If you fail to spot any of the animals you came looking for on your own, the trick is to wait out for a ‘ranger-driven’ vehicle to drive by and just follow on its tail. The rangers in the parks communicate with each other about sightings and they’ll ensure that you’re sighting at least the Zebras, Giraffes, and the Wildebeests if not the Big 5.
Our Pick: Addo Elephant National Park near Port Elizabeth in South Africa is tailor made for self-driving. Etosha in Namibia and Kgalagadi in Botswana are also popular among the self-drivers.
5. The Power Of Low Season
The holy grail of budget travel is the so-called ‘off season’, a blessing in disguise for the safari lovers. With the large majority of tourists staying away, the low season brings unobstructed game viewing. At a safari, this means viewing the most majestic sights from the animal kingdom with very few others crowding around and scaring the animal away, a common sight at the big parks. Additionally, all the accommodations and package operators cut their costs by almost half at this time.

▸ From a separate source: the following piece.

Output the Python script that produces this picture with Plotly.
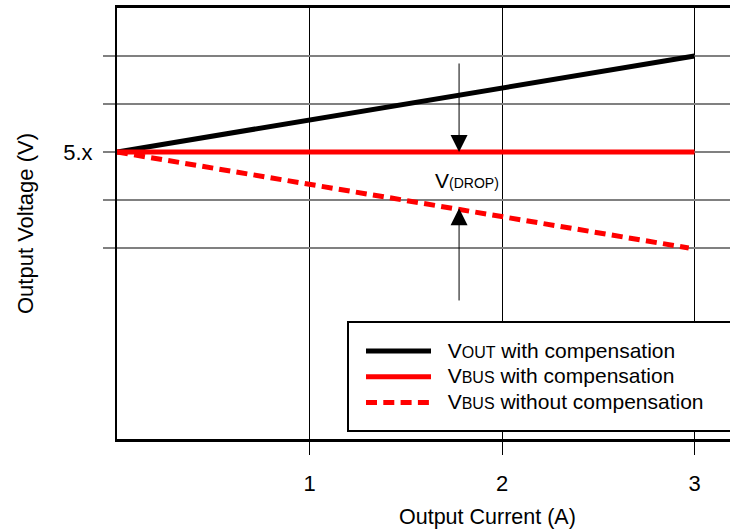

The rainy season is the low season when it comes to a safari since the grass grows tall blinding us from spotting wildlife. But, at the very beginning of the monsoons (the first 3 weeks), grass hasn’t quite grown yet, water isn’t available in plenty, and the animals are still freely moving. As an added bonus, animals give birth to their offsprings at this time, a rare sight to behold. Expect some afternoon showers but that will have no bearing on your early morning or evening safaris.
Our Pick: Mid to End March in Kenya/ Tanzania brings a different dimension to its wildlife, while bringing costs down majorly. Selous Park in Tanzania is an understated alternative to Serengeti.
So, while scoring a safari at backpacker prices is still very difficult, they don’t have to be expensive by any means. Whether you prefer the Southern African wilderness or that of East Africa, there are multiple ways by which safaris can be done on a budget. At INR 25000, a couple can enjoy a 2-day guided safari replete with decadent meals, comfortable stay, and unlimited wildlife viewing!